* Written exercise
Reproduce the data below in full and exclude every picture.

--- Begin ---

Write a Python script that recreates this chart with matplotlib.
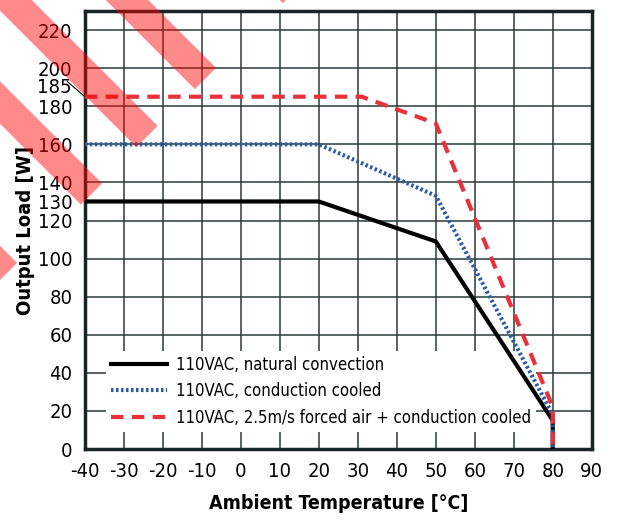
import numpy as np
import matplotlib.pyplot as plt
from matplotlib.patches import Polygon

# Curvas de derating
temp_nat = [-40, 20, 50, 80, 80]
load_nat = [130, 130, 109, 15, 0]
temp_cond = [-40, 20, 50, 80, 80]
load_cond = [160, 160, 133, 18, 0]
temp_forced = [-40, 31, 50, 80, 80]
load_forced = [185, 185, 171, 22, 0]

labels = ['110VAC, natural convection',
          '110VAC, conduction cooled',
          '110VAC, 2.5m/s forced air + conduction cooled']

x_ticks = list(range(-40, 100, 10))
y_ticks = [0, 20, 40, 60, 80, 100, 120, 130, 140, 160, 180, 200, 220]

plt.rcParams['font.family'] = ['DejaVu Sans']
plt.rcParams['font.stretch'] = 'condensed'

fig = plt.figure(figsize=(6.19, 5.24), dpi=100)
ax = fig.add_axes([0.137, 0.143, 0.819, 0.836])

ax.plot(temp_nat, load_nat, color='black', lw=3, label=labels[0], zorder=3)
ax.plot(temp_cond, load_cond, color='#2a5caa', lw=3, ls=(0, (0.6, 0.6)), label=labels[1], zorder=3)
ax.plot(temp_forced, load_forced, color='#e8313a', lw=3, ls=(0, (3, 2)), label=labels[2], zorder=3)

ax.set_xlim(-40, 90)
ax.set_ylim(0, 230)
ax.set_xticks(x_ticks)
ax.set_yticks(y_ticks)
ax.set_xticklabels([str(t) for t in x_ticks], fontsize=14.5)
ax.set_yticklabels([str(t) for t in y_ticks], fontsize=14.5)
ax.tick_params(length=0, pad=9)

# grade sem a linha de 130
for t in x_ticks[1:-1]:
    ax.axvline(t, color='#2b3a3a', lw=1.1, zorder=1)
for t in [20, 40, 60, 80, 100, 120, 140, 160, 180, 200, 220]:
    ax.axhline(t, color='#2b3a3a', lw=1.1, zorder=1)

for s in ax.spines.values():
    s.set_linewidth(2.5)
    s.set_color('#1a2626')

# rótulo 185 com linha de chamada
ax.text(-43.3, 190, '185', fontsize=14.5, ha='right', va='center')
ax.plot([-44.5, -40], [193, 185], color='black', lw=0.8, clip_on=False)

ax.set_xlabel('Ambient Temperature [°C]', fontsize=14, fontweight='bold', labelpad=10)
ax.set_ylabel('Output Load [W]', fontsize=14.5, fontweight='bold', labelpad=2)

leg = ax.legend(loc='upper left', bbox_to_anchor=(0.025, 0.243), fontsize=12,
                handlelength=3.4, handletextpad=0.5, labelspacing=0.5,
                frameon=True, fancybox=False, borderpad=0.3)
leg.get_frame().set_edgecolor('none')
leg.get_frame().set_facecolor('white')
leg.get_frame().set_alpha(1)
leg.set_zorder(2)

# faixas vermelhas (marca d'água)
H = 524
caps = [(147, 136.5), (205.5, 78.5), (91.5, 194), (6.5, 273.5), (293.5, -7.5)]
w = 15
for cx, cy in caps:
    p1 = (cx + w / np.sqrt(2), cy - w / np.sqrt(2))
    p2 = (cx - w / np.sqrt(2), cy + w / np.sqrt(2))
    L = 400
    p3 = (p2[0] - L, p2[1] - L)
    p4 = (p1[0] - L, p1[1] - L)
    pts = [(x, H - y) for x, y in [p1, p2, p3, p4]]
    fig.add_artist(Polygon(pts, closed=True, transform=None, facecolor='red',
                           edgecolor='none', alpha=0.46, zorder=10))

fig.savefig('out.png', dpi=100)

--- End ---

* Written answer
Write a Python script that recreates this chart with matplotlib.
import numpy as np
import matplotlib.pyplot as plt
from matplotlib.patches import Polygon

# Curvas de derating
temp_nat = [-40, 20, 50, 80, 80]
load_nat = [130, 130, 109, 15, 0]
temp_cond = [-40, 20, 50, 80, 80]
load_cond = [160, 160, 133, 18, 0]
temp_forced = [-40, 31, 50, 80, 80]
load_forced = [185, 185, 171, 22, 0]

labels = ['110VAC, natural convection',
          '110VAC, conduction cooled',
          '110VAC, 2.5m/s forced air + conduction cooled']

x_ticks = list(range(-40, 100, 10))
y_ticks = [0, 20, 40, 60, 80, 100, 120, 130, 140, 160, 180, 200, 220]

plt.rcParams['font.family'] = ['DejaVu Sans']
plt.rcParams['font.stretch'] = 'condensed'

fig = plt.figure(figsize=(6.19, 5.24), dpi=100)
ax = fig.add_axes([0.137, 0.143, 0.819, 0.836])

ax.plot(temp_nat, load_nat, color='black', lw=3, label=labels[0], zorder=3)
ax.plot(temp_cond, load_cond, color='#2a5caa', lw=3, ls=(0, (0.6, 0.6)), label=labels[1], zorder=3)
ax.plot(temp_forced, load_forced, color='#e8313a', lw=3, ls=(0, (3, 2)), label=labels[2], zorder=3)

ax.set_xlim(-40, 90)
ax.set_ylim(0, 230)
ax.set_xticks(x_ticks)
ax.set_yticks(y_ticks)
ax.set_xticklabels([str(t) for t in x_ticks], fontsize=14.5)
ax.set_yticklabels([str(t) for t in y_ticks], fontsize=14.5)
ax.tick_params(length=0, pad=9)

# grade sem a linha de 130
for t in x_ticks[1:-1]:
    ax.axvline(t, color='#2b3a3a', lw=1.1, zorder=1)
for t in [20, 40, 60, 80, 100, 120, 140, 160, 180, 200, 220]:
    ax.axhline(t, color='#2b3a3a', lw=1.1, zorder=1)

for s in ax.spines.values():
    s.set_linewidth(2.5)
    s.set_color('#1a2626')

# rótulo 185 com linha de chamada
ax.text(-43.3, 190, '185', fontsize=14.5, ha='right', va='center')
ax.plot([-44.5, -40], [193, 185], color='black', lw=0.8, clip_on=False)

ax.set_xlabel('Ambient Temperature [°C]', fontsize=14, fontweight='bold', labelpad=10)
ax.set_ylabel('Output Load [W]', fontsize=14.5, fontweight='bold', labelpad=2)

leg = ax.legend(loc='upper left', bbox_to_anchor=(0.025, 0.243), fontsize=12,
                handlelength=3.4, handletextpad=0.5, labelspacing=0.5,
                frameon=True, fancybox=False, borderpad=0.3)
leg.get_frame().set_edgecolor('none')
leg.get_frame().set_facecolor('white')
leg.get_frame().set_alpha(1)
leg.set_zorder(2)

# faixas vermelhas (marca d'água)
H = 524
caps = [(147, 136.5), (205.5, 78.5), (91.5, 194), (6.5, 273.5), (293.5, -7.5)]
w = 15
for cx, cy in caps:
    p1 = (cx + w / np.sqrt(2), cy - w / np.sqrt(2))
    p2 = (cx - w / np.sqrt(2), cy + w / np.sqrt(2))
    L = 400
    p3 = (p2[0] - L, p2[1] - L)
    p4 = (p1[0] - L, p1[1] - L)
    pts = [(x, H - y) for x, y in [p1, p2, p3, p4]]
    fig.add_artist(Polygon(pts, closed=True, transform=None, facecolor='red',
                           edgecolor='none', alpha=0.46, zorder=10))

fig.savefig('out.png', dpi=100)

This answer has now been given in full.